__Written problem__: Starting at the line that contains "Clone this chart in seaborn and matplotlib." and stopping at the line that contains "import numpy as np", repeat every line exactly, the two end lines included, and nothing else.

*** The data

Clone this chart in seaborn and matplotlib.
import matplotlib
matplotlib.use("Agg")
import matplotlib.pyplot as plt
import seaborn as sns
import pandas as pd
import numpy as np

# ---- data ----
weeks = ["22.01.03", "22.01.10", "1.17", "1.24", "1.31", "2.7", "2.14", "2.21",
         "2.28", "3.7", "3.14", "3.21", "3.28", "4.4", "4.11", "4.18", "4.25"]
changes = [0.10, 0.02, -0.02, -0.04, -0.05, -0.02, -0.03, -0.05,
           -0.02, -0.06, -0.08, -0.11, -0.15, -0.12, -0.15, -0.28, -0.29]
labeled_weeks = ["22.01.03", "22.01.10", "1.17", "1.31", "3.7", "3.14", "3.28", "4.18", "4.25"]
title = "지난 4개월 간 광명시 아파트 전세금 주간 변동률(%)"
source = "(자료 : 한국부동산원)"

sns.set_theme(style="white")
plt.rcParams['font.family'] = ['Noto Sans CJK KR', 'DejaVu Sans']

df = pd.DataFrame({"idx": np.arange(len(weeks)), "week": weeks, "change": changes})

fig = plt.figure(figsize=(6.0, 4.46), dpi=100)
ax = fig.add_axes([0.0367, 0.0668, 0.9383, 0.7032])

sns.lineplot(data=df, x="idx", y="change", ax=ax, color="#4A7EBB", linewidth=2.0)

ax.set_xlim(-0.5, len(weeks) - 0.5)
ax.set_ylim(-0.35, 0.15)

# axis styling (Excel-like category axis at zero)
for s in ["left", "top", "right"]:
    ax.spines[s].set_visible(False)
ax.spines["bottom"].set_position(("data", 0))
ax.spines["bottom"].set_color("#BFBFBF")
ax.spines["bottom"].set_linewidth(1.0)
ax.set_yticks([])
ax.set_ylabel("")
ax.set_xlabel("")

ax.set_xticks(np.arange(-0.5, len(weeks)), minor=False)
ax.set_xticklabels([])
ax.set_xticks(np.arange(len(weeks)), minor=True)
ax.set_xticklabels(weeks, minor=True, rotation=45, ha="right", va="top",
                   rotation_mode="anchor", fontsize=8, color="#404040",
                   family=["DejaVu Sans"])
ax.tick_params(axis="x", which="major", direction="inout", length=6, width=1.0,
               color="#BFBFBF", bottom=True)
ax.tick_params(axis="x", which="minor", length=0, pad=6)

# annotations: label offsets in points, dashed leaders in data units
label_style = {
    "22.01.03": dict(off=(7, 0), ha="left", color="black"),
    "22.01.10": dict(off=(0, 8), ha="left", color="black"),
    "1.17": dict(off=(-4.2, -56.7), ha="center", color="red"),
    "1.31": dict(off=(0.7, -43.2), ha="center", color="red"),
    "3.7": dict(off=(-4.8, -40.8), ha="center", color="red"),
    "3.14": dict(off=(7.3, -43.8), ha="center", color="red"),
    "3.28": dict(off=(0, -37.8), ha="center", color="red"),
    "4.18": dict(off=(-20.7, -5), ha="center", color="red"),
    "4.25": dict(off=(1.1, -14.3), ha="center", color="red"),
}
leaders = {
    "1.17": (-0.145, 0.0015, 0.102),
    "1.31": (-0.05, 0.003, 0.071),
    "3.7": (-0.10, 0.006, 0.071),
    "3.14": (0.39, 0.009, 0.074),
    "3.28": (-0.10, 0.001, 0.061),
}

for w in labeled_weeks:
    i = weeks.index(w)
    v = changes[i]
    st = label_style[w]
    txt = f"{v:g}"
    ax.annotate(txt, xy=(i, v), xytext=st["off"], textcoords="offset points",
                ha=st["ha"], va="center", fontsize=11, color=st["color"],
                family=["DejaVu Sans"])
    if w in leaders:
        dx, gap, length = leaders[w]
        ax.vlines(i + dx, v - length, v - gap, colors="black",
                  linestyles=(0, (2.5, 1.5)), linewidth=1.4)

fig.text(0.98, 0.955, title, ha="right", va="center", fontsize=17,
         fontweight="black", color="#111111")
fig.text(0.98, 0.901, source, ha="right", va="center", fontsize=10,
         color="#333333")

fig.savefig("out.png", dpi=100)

******
*** The data

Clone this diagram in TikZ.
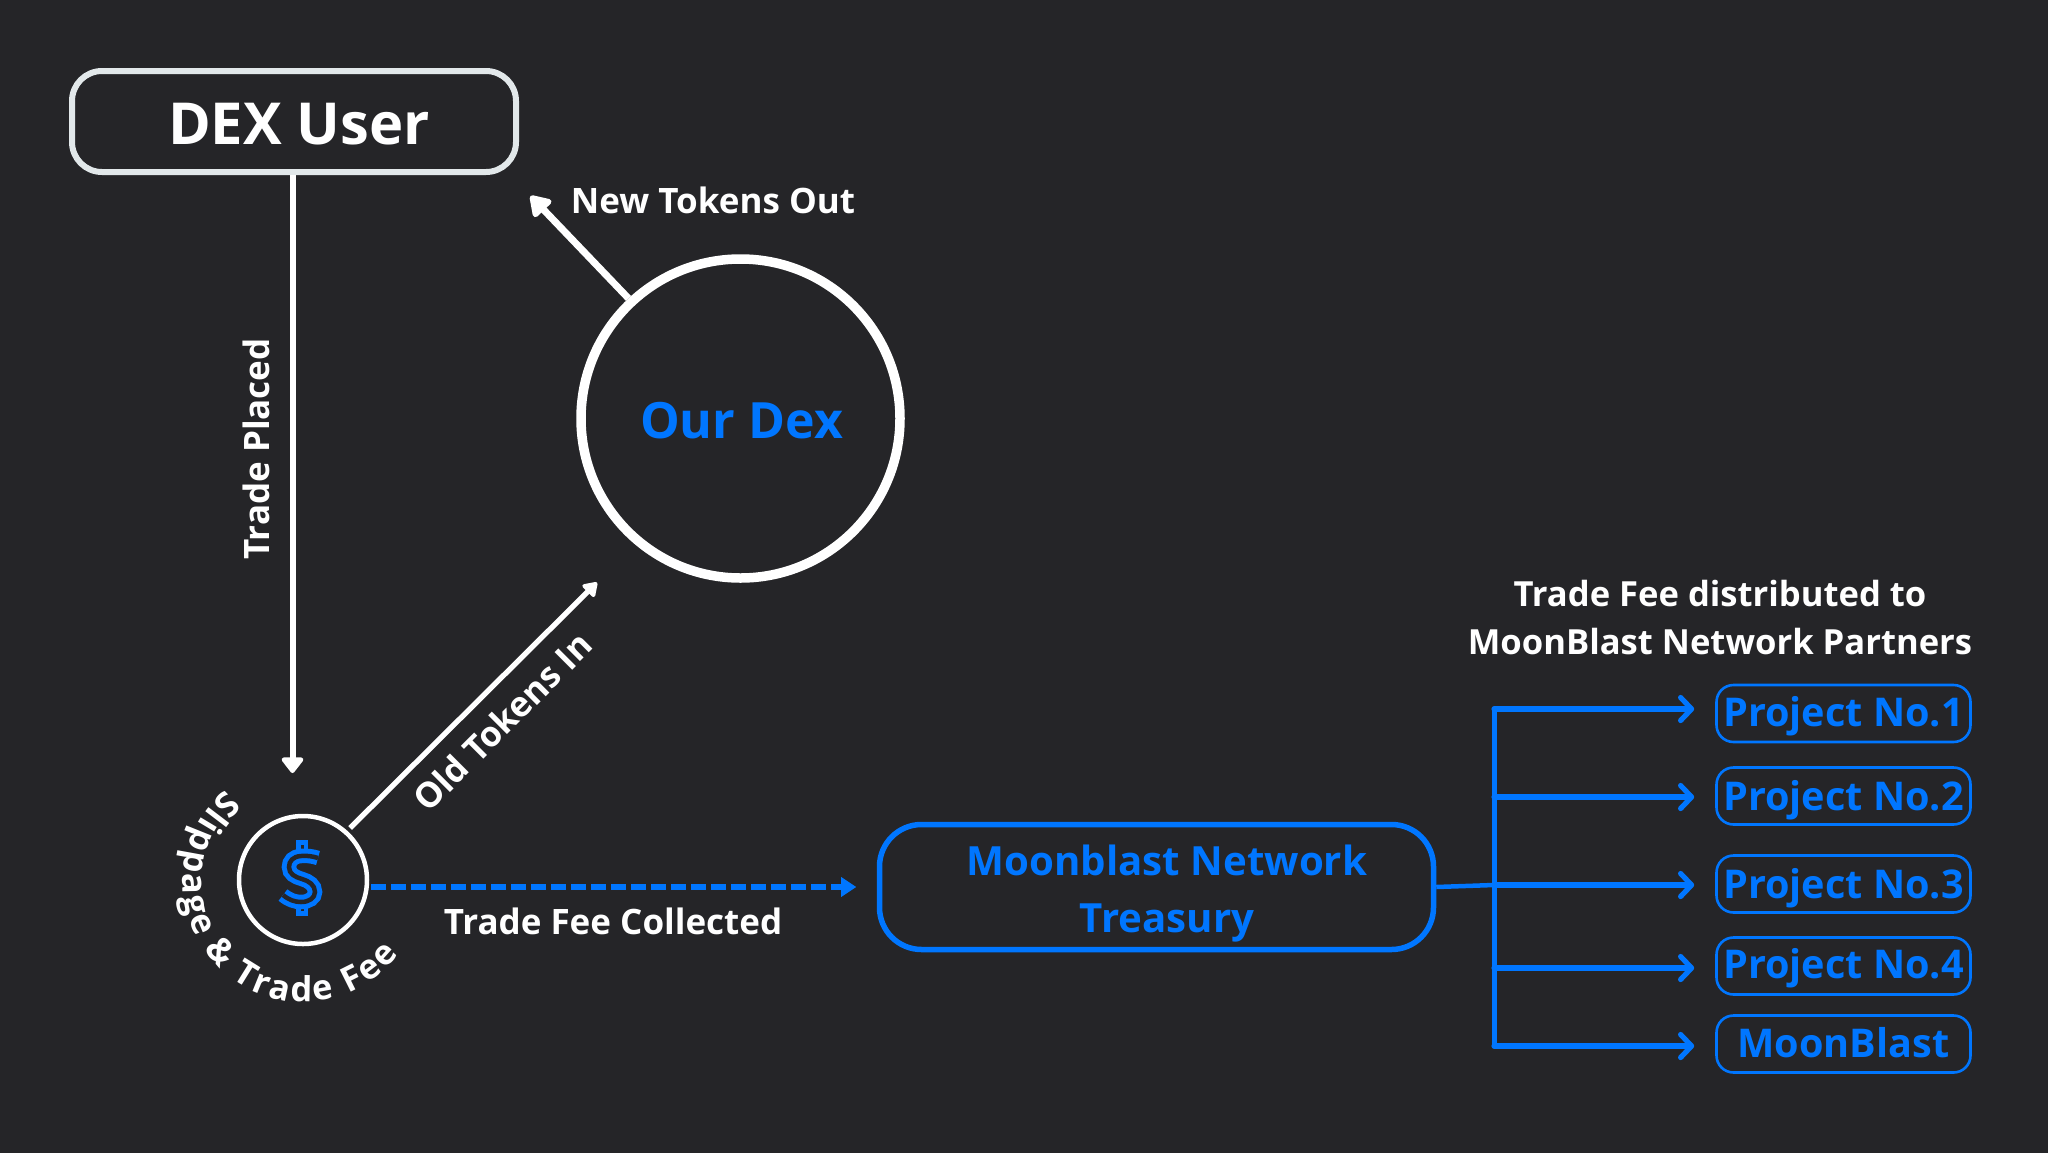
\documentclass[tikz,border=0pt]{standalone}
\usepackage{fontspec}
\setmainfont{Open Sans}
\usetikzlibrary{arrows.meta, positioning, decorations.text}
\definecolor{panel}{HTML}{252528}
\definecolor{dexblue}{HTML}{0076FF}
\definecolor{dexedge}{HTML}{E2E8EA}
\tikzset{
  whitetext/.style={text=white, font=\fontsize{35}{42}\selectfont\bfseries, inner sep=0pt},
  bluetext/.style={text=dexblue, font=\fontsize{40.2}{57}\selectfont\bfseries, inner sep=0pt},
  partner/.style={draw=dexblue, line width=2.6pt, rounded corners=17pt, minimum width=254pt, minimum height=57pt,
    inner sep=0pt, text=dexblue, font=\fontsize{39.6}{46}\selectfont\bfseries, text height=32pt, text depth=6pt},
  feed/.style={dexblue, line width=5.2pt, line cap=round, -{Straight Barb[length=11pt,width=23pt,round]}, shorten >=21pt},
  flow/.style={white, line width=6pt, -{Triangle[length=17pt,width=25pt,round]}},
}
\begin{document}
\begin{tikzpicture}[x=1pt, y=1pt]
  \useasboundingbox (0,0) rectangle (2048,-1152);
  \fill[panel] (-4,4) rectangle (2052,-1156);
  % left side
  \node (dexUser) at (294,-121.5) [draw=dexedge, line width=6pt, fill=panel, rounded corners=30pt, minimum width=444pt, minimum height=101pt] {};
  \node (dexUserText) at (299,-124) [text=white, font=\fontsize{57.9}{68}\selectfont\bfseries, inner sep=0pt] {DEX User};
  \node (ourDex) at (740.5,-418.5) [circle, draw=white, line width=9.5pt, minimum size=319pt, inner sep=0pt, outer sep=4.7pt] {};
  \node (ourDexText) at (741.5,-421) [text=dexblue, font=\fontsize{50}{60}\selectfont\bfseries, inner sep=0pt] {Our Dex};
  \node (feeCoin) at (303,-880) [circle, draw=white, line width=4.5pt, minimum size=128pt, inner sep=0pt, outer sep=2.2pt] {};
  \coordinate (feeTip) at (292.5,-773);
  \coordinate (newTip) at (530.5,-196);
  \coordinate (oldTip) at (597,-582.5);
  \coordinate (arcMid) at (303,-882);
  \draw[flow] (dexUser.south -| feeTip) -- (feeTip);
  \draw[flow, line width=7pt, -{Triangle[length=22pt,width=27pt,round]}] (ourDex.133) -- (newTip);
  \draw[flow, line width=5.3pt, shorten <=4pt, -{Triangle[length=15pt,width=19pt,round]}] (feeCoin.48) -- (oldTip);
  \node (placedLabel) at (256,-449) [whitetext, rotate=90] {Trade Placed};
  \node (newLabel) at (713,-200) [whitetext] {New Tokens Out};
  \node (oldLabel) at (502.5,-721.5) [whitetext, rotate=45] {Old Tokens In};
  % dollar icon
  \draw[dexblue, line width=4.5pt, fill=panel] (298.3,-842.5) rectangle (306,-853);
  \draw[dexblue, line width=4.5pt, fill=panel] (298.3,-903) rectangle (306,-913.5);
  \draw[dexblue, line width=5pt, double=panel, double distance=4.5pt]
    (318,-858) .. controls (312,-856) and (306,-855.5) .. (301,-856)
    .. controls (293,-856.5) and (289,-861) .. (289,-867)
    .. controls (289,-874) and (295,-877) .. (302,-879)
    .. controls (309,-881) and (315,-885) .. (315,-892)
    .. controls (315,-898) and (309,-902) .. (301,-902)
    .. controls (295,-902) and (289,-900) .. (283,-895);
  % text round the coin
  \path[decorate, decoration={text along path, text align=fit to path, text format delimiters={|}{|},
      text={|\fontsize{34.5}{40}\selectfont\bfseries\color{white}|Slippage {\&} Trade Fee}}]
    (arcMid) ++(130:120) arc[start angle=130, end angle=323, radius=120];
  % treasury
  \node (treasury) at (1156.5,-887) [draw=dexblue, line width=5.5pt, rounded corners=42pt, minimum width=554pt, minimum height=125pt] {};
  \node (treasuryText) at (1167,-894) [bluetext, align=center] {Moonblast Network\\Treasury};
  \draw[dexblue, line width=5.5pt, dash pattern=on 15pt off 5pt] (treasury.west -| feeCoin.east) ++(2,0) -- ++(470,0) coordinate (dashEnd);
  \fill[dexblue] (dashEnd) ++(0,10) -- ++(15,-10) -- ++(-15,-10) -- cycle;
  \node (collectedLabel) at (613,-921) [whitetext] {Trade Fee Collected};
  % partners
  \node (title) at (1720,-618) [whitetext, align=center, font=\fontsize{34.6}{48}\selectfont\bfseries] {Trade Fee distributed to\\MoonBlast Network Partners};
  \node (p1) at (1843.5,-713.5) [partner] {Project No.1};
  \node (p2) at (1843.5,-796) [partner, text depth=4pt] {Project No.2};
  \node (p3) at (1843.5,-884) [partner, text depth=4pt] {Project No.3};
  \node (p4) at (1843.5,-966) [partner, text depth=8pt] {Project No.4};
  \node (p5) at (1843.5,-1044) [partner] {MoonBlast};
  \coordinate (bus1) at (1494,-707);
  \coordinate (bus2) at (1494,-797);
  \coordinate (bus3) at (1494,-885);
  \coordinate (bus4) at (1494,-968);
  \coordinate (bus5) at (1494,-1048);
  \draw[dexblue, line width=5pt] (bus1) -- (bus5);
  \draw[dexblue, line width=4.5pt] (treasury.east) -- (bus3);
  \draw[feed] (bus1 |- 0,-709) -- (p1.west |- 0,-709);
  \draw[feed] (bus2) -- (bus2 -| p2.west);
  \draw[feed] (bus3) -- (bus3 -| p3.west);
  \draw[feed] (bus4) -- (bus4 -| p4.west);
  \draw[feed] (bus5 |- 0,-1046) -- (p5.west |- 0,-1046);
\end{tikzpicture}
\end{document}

******
*** The data

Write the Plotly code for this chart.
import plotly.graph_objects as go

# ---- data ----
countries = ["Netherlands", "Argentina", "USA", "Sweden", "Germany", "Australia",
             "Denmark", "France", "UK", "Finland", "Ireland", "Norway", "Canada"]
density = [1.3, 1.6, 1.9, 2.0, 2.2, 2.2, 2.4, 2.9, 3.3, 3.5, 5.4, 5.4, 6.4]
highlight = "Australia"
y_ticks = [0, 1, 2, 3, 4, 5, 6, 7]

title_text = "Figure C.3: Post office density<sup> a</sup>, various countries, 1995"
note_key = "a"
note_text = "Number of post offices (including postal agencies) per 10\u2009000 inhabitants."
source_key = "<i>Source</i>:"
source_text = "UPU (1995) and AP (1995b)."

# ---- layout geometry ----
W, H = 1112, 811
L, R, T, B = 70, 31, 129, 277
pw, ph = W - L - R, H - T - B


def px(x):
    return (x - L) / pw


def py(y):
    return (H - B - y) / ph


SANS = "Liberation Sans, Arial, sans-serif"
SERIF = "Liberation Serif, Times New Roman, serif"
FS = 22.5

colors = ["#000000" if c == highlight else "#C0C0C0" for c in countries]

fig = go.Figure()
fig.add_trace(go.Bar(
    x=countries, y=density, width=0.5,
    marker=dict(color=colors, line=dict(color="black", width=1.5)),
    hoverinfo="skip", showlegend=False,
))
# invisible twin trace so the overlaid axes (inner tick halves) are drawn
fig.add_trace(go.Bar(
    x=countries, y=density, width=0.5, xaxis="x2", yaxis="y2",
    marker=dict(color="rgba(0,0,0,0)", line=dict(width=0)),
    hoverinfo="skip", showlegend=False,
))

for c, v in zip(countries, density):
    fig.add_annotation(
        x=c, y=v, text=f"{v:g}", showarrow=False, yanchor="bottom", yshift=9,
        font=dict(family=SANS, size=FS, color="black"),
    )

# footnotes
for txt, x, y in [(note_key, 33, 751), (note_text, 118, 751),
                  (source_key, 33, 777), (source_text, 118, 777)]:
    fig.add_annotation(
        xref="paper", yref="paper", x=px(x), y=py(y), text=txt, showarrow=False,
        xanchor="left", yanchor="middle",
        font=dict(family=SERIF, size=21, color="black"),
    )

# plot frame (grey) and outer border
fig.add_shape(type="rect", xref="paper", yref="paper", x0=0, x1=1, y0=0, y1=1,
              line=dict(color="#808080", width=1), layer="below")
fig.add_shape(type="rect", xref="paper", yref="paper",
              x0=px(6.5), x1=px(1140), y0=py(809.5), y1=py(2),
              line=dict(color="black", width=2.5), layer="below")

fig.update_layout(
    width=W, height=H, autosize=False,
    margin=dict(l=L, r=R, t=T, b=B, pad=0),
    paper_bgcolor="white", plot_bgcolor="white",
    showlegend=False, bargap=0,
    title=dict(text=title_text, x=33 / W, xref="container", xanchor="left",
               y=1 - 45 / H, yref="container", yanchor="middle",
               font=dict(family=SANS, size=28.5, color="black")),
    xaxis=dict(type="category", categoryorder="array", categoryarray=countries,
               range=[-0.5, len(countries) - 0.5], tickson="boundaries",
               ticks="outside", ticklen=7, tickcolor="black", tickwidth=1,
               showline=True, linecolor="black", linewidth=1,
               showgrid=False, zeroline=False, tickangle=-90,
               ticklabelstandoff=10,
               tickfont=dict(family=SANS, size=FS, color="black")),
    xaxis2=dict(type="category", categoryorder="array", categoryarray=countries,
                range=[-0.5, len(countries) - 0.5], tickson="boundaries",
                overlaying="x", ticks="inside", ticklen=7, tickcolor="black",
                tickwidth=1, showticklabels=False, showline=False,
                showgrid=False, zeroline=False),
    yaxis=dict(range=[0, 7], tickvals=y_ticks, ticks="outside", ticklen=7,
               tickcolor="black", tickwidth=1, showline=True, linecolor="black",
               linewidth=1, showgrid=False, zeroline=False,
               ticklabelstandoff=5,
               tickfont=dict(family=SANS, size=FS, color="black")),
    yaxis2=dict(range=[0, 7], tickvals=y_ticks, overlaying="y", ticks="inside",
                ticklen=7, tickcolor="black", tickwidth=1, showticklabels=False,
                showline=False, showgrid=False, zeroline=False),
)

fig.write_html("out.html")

******

__Solution to the problem__:
Clone this chart in seaborn and matplotlib.
import matplotlib
matplotlib.use("Agg")
import matplotlib.pyplot as plt
import seaborn as sns
import pandas as pd
import numpy as np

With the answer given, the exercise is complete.